В данном случае происходит то, что А. А. Богдановым называлось «сложением активностей» <35>. При этом давно установлено, что активности элементов социальной системы «складываются», но не арифметически, а системно, под воздействием системообразующих факторов. Особо следует обратить внимание на то, что работа системы представляет собой постоянное воспроизводство функционального эффекта, который сводится к способности системы делать то, что принципиально не может сделать каждый ее отдельный элемент. Функциональный эффект базируется на родственности и различии свойств элементов, на многообразии взаимодействий между ними, их интегрированности. ——————————— <35> См. подробнее: Богданов А. А. Всеобщая организационная наука (тектология). М., 1925. С. 85 — 88.

Иными словами, функциональный эффект системы государственного управления может быть обусловлен как эффективной работой сразу всех элементов системы, так и способностью одних элементов системы компенсировать сравнительно низкую эффективность других. С одной стороны, государство как система в целом легко может осуществить то, чего не под силу добиться составляющим его элементам. С другой — элементы целого могут быть весьма самостоятельны, а эффективность одних структур легко компенсирует неэффективность или полное отсутствие других. Чтобы убедиться в том, что это действительно так, достаточно вспомнить период из нашей недавней истории, когда исполнительной власти ведомое ею общество «досталось в лаптях», а спустя всего три десятилетия оно стало претендовать на статус сверхдержавы!

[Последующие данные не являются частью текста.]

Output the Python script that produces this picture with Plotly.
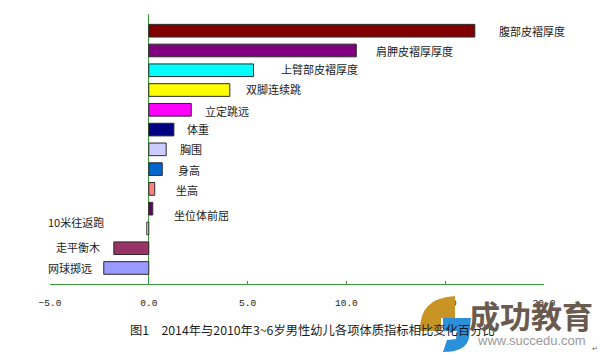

Сказанное означает, что ни от отдельных руководителей, ни от руководимых ими элит, а равно их систем общество не вправе требовать более того, на что они способны в текущий момент времени, как элементы аппарата человечества.

4. Основные научно-практические выводы

Государственность — социально-правовой феномен; его разновидность — славянская и российская (русская) государственность. Государственность — явление исторически изменчивое. В основе государственности лежат коммуникативные связи между людьми, генезис, эволюция и затухание которых предопределены множеством объективных и субъективных факторов. Северное Причерноморье — Новороссия — классический пример славянской, а точнее — российской (русской) государственности. Характеристики, свойственные Северному Причерноморью, позволяют говорить о его уникальности. Поскольку Северное Причерноморье — производное от российской (русской) государственности, то имеются достаточные основания утверждать о наличии между современным Северным Причерноморьем и современной Россией особых социальных, политических и культурных связей. В настоящий период времени Россия в лице населения Северного Причерноморья имеет своего надежного союзника, что в значительной мере определяет отношения между Россией и многими другими государствами. Современное Северное Причерноморье находится вне зоны устойчивого экономического развития. Данное обстоятельство негативно сказывается на уровне жизни населения, его культуре.